* Supplied material:
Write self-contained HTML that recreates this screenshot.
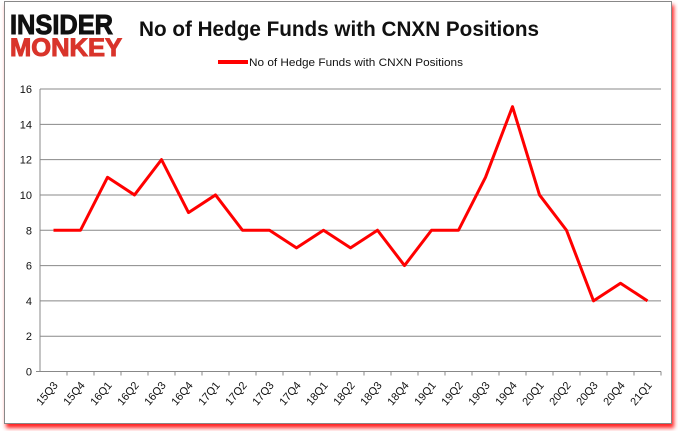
<!DOCTYPE html>
<html><head><meta charset="utf-8"><style>
body{margin:0;background:#fff;width:678px;height:431px;overflow:hidden;font-family:"Liberation Sans",sans-serif}
#frame{position:absolute;left:4px;top:1px;width:666px;height:421px;border:1px solid #888;box-shadow:2px 4px 4px #f22;background:#fff}
</style></head><body>
<div id="frame"></div>
<svg width="678" height="431" style="position:absolute;left:0;top:0" id="chart">
<g font-family="Liberation Sans,sans-serif" font-weight="900">
<text x="10" y="34" font-size="28" fill="#111" stroke="#111" stroke-width="1" textLength="103" lengthAdjust="spacingAndGlyphs">INSIDER</text>
<text x="10" y="56" font-size="25" fill="#d9342b" stroke="#d9342b" stroke-width="1" textLength="112" lengthAdjust="spacingAndGlyphs">MONKEY</text>
</g>
<text x="139" y="36" font-size="21" font-weight="bold" fill="#111" textLength="400" lengthAdjust="spacingAndGlyphs">No of Hedge Funds with CNXN Positions</text>
<line x1="218" y1="62" x2="248" y2="62" stroke="#f00" stroke-width="4"/>
<text x="249" y="66" font-size="11" fill="#111" textLength="214" lengthAdjust="spacingAndGlyphs">No of Hedge Funds with CNXN Positions</text>
<g id="grid"></g><g id="axes"></g>
</svg>
<script>
const categories=["15Q3","15Q4","16Q1","16Q2","16Q3","16Q4","17Q1","17Q2","17Q3","17Q4","18Q1","18Q2","18Q3","18Q4","19Q1","19Q2","19Q3","19Q4","20Q1","20Q2","20Q3","20Q4","21Q1"];
const values=[8,8,11,10,12,9,10,8,8,7,8,7,8,6,8,8,11,15,10,8,4,5,4];
const yTicks=[0,2,4,6,8,10,12,14,16];
const L=40,R=661,T=89,B=371.5,yMax=16;
const bw=(R-L)/categories.length;
const x=i=>L+bw*(i+0.5);
const y=v=>B-(v/yMax)*(B-T);
const svg=document.getElementById('chart'),NS="http://www.w3.org/2000/svg";
function mk(t,a){const e=document.createElementNS(NS,t);for(const k in a)e.setAttribute(k,a[k]);svg.appendChild(e);return e;}
yTicks.forEach(v=>{
 if(v>0){const g=mk('line',{x1:L,x2:R,y1:y(v),y2:y(v),stroke:'#888','stroke-width':1});
 
 }
 const t=mk('text',{x:L-8,y:y(v)+4,'font-size':11,'text-anchor':'end',fill:'#111'});t.textContent=v;
 
 
});
const ax=mk('line',{x1:L,x2:L,y1:T,y2:B,stroke:'#888'});


const bx=mk('line',{x1:L-4,x2:R,y1:B,y2:B,stroke:'#888'});


categories.forEach((c,i)=>{
 const tk=mk('line',{x1:L+bw*(i+1),x2:L+bw*(i+1),y1:B,y2:B+4,stroke:'#888'});
 
 
 const t=mk('text',{x:x(i)+5,y:B+14,'font-size':11,'text-anchor':'end',fill:'#111',transform:`rotate(-50 ${x(i)+5} ${B+14})`});
 t.textContent=c;
 
 
});
const p=mk('polyline',{points:values.map((v,i)=>x(i)+','+y(v)).join(' '),fill:'none',stroke:'#f00','stroke-width':3,'stroke-linejoin':'round'});


</script>
</body></html>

* Problem:
Retype the data above exactly; pictures are not part of the copy.

* The completed task:
Write self-contained HTML that recreates this screenshot.
<!DOCTYPE html>
<html><head><meta charset="utf-8"><style>
body{margin:0;background:#fff;width:678px;height:431px;overflow:hidden;font-family:"Liberation Sans",sans-serif}
#frame{position:absolute;left:4px;top:1px;width:666px;height:421px;border:1px solid #888;box-shadow:2px 4px 4px #f22;background:#fff}
</style></head><body>
<div id="frame"></div>
<svg width="678" height="431" style="position:absolute;left:0;top:0" id="chart">
<g font-family="Liberation Sans,sans-serif" font-weight="900">
<text x="10" y="34" font-size="28" fill="#111" stroke="#111" stroke-width="1" textLength="103" lengthAdjust="spacingAndGlyphs">INSIDER</text>
<text x="10" y="56" font-size="25" fill="#d9342b" stroke="#d9342b" stroke-width="1" textLength="112" lengthAdjust="spacingAndGlyphs">MONKEY</text>
</g>
<text x="139" y="36" font-size="21" font-weight="bold" fill="#111" textLength="400" lengthAdjust="spacingAndGlyphs">No of Hedge Funds with CNXN Positions</text>
<line x1="218" y1="62" x2="248" y2="62" stroke="#f00" stroke-width="4"/>
<text x="249" y="66" font-size="11" fill="#111" textLength="214" lengthAdjust="spacingAndGlyphs">No of Hedge Funds with CNXN Positions</text>
<g id="grid"></g><g id="axes"></g>
</svg>
<script>
const categories=["15Q3","15Q4","16Q1","16Q2","16Q3","16Q4","17Q1","17Q2","17Q3","17Q4","18Q1","18Q2","18Q3","18Q4","19Q1","19Q2","19Q3","19Q4","20Q1","20Q2","20Q3","20Q4","21Q1"];
const values=[8,8,11,10,12,9,10,8,8,7,8,7,8,6,8,8,11,15,10,8,4,5,4];
const yTicks=[0,2,4,6,8,10,12,14,16];
const L=40,R=661,T=89,B=371.5,yMax=16;
const bw=(R-L)/categories.length;
const x=i=>L+bw*(i+0.5);
const y=v=>B-(v/yMax)*(B-T);
const svg=document.getElementById('chart'),NS="http://www.w3.org/2000/svg";
function mk(t,a){const e=document.createElementNS(NS,t);for(const k in a)e.setAttribute(k,a[k]);svg.appendChild(e);return e;}
yTicks.forEach(v=>{
 if(v>0){const g=mk('line',{x1:L,x2:R,y1:y(v),y2:y(v),stroke:'#888','stroke-width':1});
 
 }
 const t=mk('text',{x:L-8,y:y(v)+4,'font-size':11,'text-anchor':'end',fill:'#111'});t.textContent=v;
 
 
});
const ax=mk('line',{x1:L,x2:L,y1:T,y2:B,stroke:'#888'});


const bx=mk('line',{x1:L-4,x2:R,y1:B,y2:B,stroke:'#888'});


categories.forEach((c,i)=>{
 const tk=mk('line',{x1:L+bw*(i+1),x2:L+bw*(i+1),y1:B,y2:B+4,stroke:'#888'});
 
 
 const t=mk('text',{x:x(i)+5,y:B+14,'font-size':11,'text-anchor':'end',fill:'#111',transform:`rotate(-50 ${x(i)+5} ${B+14})`});
 t.textContent=c;
 
 
});
const p=mk('polyline',{points:values.map((v,i)=>x(i)+','+y(v)).join(' '),fill:'none',stroke:'#f00','stroke-width':3,'stroke-linejoin':'round'});


</script>
</body></html>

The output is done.